>> BEGIN INFORMATION PROVIDED

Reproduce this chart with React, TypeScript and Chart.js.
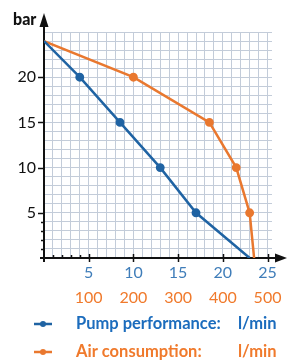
import React, { useEffect, useRef } from "react";
import { Chart, registerables } from "chart.js";

Chart.register(...registerables);

// Pump performance (l/min) vs pressure (bar)
const pumpFlow = [0, 4, 8.5, 13, 17, 23];
const pumpPressure = [24, 20, 15, 10, 5, 0];
const pumpMarkers = [0, 1, 1, 1, 1, 0];

// Air consumption (l/min) vs pressure (bar)
const airFlow = [0, 200, 370, 430, 460, 470];
const airPressure = [24, 20, 15, 10, 5, 0];
const airMarkers = [0, 1, 1, 1, 1, 0];

const pumpTickLabels = [5, 10, 15, 20, 25];
const airTickLabels = [100, 200, 300, 400, 500];
const pressureTickLabels = [5, 10, 15, 20];

const legendItems = ["Pump performance:", "Air consumption:"];
const unitLabel = "l/min";
const yUnit = "bar";

const BLUE = "#1f63a3";
const BLUE_TEXT = "#1b6cbd";
const BLUE_TICK = "#3f7db9";
const ORANGE = "#e9782f";
const ORANGE_TEXT = "#f07a2c";
const GRID = "#c3ccd9";
const FONT = "Lato, 'Noto Sans', sans-serif";

const axesPlugin = {
  id: "axesArrows",
  beforeDatasetsDraw(chart: any) {
    const { ctx, chartArea, scales } = chart;
    const { left, bottom, top, right } = chartArea;
    ctx.save();
    ctx.strokeStyle = "#111";
    ctx.fillStyle = "#111";
    ctx.lineWidth = 2;
    // y axis
    ctx.beginPath();
    ctx.moveTo(left, bottom + 4);
    ctx.lineTo(left, top - 6);
    ctx.stroke();
    ctx.beginPath();
    ctx.moveTo(left, top - 19);
    ctx.lineTo(left - 4.5, top - 5);
    ctx.lineTo(left + 4.5, top - 5);
    ctx.closePath();
    ctx.fill();
    // x axis
    ctx.beginPath();
    ctx.moveTo(left - 4, bottom);
    ctx.lineTo(right + 5, bottom);
    ctx.stroke();
    ctx.beginPath();
    ctx.moveTo(right + 15, bottom);
    ctx.lineTo(right + 3, bottom - 4.5);
    ctx.lineTo(right + 3, bottom + 4.5);
    ctx.closePath();
    ctx.fill();
    // ticks
    ctx.lineWidth = 1.5;
    const y = scales.y;
    const x = scales.x;
    for (let v = 1; v <= 20; v++) {
      const py = Math.round(y.getPixelForValue(v)) + 0.5;
      if (v % 5 === 0) {
        ctx.beginPath();
        ctx.moveTo(left - 6, py);
        ctx.lineTo(left, py);
        ctx.stroke();
      } else if (v < 5) {
        ctx.beginPath();
        ctx.moveTo(left - 3, py);
        ctx.lineTo(left, py);
        ctx.stroke();
      }
    }
    for (let v = 1; v <= 25; v++) {
      const px = Math.round(x.getPixelForValue(v)) + 0.5;
      if (v % 5 === 0) {
        ctx.beginPath();
        ctx.moveTo(px, bottom - 4);
        ctx.lineTo(px, bottom + 4);
        ctx.stroke();
      } else if (v < 5) {
        ctx.beginPath();
        ctx.moveTo(px, bottom - 3);
        ctx.lineTo(px, bottom);
        ctx.stroke();
      }
    }
    ctx.restore();
  },
  afterDraw(chart: any) {
    const { ctx, chartArea } = chart;
    ctx.save();
    // y unit
    ctx.fillStyle = "#111";
    ctx.font = `900 16px ${FONT}`;
    ctx.textAlign = "left";
    ctx.textBaseline = "alphabetic";
    ctx.fillText(yUnit, chartArea.left - 31, 25);
    // legend
    const rows = [
      { y: 324, line: BLUE, text: BLUE_TEXT },
      { y: 352, line: ORANGE, text: ORANGE_TEXT },
    ];
    rows.forEach((r, i) => {
      ctx.strokeStyle = r.line;
      ctx.fillStyle = r.line;
      ctx.lineWidth = 2.5;
      ctx.beginPath();
      ctx.moveTo(34, r.y);
      ctx.lineTo(52, r.y);
      ctx.stroke();
      ctx.beginPath();
      ctx.arc(43, r.y, 3, 0, Math.PI * 2);
      ctx.fill();
      ctx.fillStyle = r.text;
      ctx.font = `bold 16.5px ${FONT}`;
      ctx.textBaseline = "middle";
      ctx.fillText(legendItems[i], 76, r.y);
      ctx.fillText(unitLabel, 238, r.y);
    });
    ctx.restore();
  },
};

export default function App() {
  const ref = useRef<HTMLCanvasElement>(null);
  useEffect(() => {
    if (!ref.current) return;
    const chart = new Chart(ref.current, {
      type: "line",
      data: {
        datasets: [
          {
            label: legendItems[0],
            data: pumpFlow.map((v, i) => ({ x: v, y: pumpPressure[i] })),
            xAxisID: "x",
            borderColor: BLUE,
            backgroundColor: BLUE,
            borderWidth: 2.5,
            pointRadius: pumpMarkers.map((m) => (m ? 3.2 : 0)),
            pointHoverRadius: 0,
            tension: 0,
          },
          {
            label: legendItems[1],
            data: airFlow.map((v, i) => ({ x: v, y: airPressure[i] })),
            xAxisID: "x2",
            borderColor: ORANGE,
            backgroundColor: ORANGE,
            borderWidth: 2.5,
            pointRadius: airMarkers.map((m) => (m ? 3.2 : 0)),
            pointHoverRadius: 0,
            tension: 0,
          },
        ],
      },
      options: {
        responsive: false,
        animation: false,
        layout: { padding: { left: 0, top: 32, right: 18, bottom: 57 } },
        plugins: { legend: { display: false }, tooltip: { enabled: false } },
        scales: {
          x: {
            type: "linear",
            position: "bottom",
            min: 0,
            max: 25.5,
            afterFit: (s: any) => {
              s.height = 24;
            },
            afterBuildTicks: (s: any) => {
              const t = [];
              for (let v = 0; v <= 25; v++) t.push({ value: v });
              s.ticks = t;
            },
            ticks: {
              autoSkip: false,
              maxRotation: 0,
              padding: 5,
              color: BLUE_TICK,
              font: { family: FONT, size: 16 },
              callback: (v: any) => (pumpTickLabels.includes(v) ? String(v) : ""),
            },
            grid: { color: GRID, lineWidth: 1, drawTicks: false },
            border: { display: false },
          },
          x2: {
            type: "linear",
            position: "bottom",
            min: 0,
            max: 510,
            afterFit: (s: any) => {
              s.height = 24;
            },
            afterBuildTicks: (s: any) => {
              s.ticks = airTickLabels.map((v) => ({ value: v }));
            },
            ticks: {
              autoSkip: false,
              maxRotation: 0,
              padding: 6,
              color: ORANGE_TEXT,
              font: { family: FONT, size: 16 },
              callback: (v: any) => String(v),
            },
            grid: { display: false, drawTicks: false },
            border: { display: false },
          },
          y: {
            type: "linear",
            min: 0,
            max: 25,
            afterFit: (s: any) => {
              s.width = 44;
            },
            afterBuildTicks: (s: any) => {
              const t = [];
              for (let v = 0; v <= 25; v++) t.push({ value: v });
              s.ticks = t;
            },
            ticks: {
              autoSkip: false,
              padding: 8,
              color: "#111",
              font: { family: FONT, size: 16 },
              callback: (v: any) => (pressureTickLabels.includes(v) ? String(v) : ""),
            },
            grid: { color: GRID, lineWidth: 1, drawTicks: false },
            border: { display: false },
          },
        },
      },
      plugins: [axesPlugin],
    } as any);
    return () => chart.destroy();
  }, []);
  return (
    <div style={{ position: "absolute", left: 0, top: 0, width: 290, height: 363, background: "#fff" }}>
      <canvas ref={ref} width={290} height={363} />
    </div>
  );
}
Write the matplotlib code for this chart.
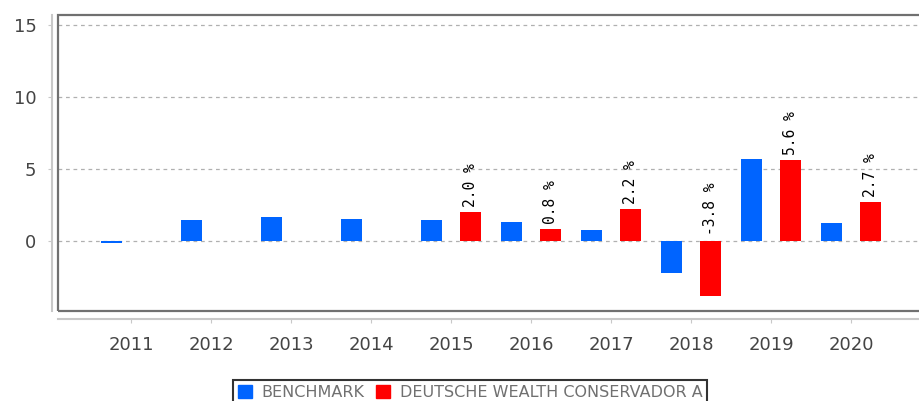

>> END INFORMATION PROVIDED

**WHAT YOU NEED TO DO**
Please return, exactly as written, the lines from the first line of the records above through the line containing "const airMarkers = [0, 1, 1, 1, 1, 0];", both included, leaving out any pictures.

**OUTPUT OF THE EXERCISE**
Reproduce this chart with React, TypeScript and Chart.js.
import React, { useEffect, useRef } from "react";
import { Chart, registerables } from "chart.js";

Chart.register(...registerables);

// Pump performance (l/min) vs pressure (bar)
const pumpFlow = [0, 4, 8.5, 13, 17, 23];
const pumpPressure = [24, 20, 15, 10, 5, 0];
const pumpMarkers = [0, 1, 1, 1, 1, 0];

// Air consumption (l/min) vs pressure (bar)
const airFlow = [0, 200, 370, 430, 460, 470];
const airPressure = [24, 20, 15, 10, 5, 0];
const airMarkers = [0, 1, 1, 1, 1, 0];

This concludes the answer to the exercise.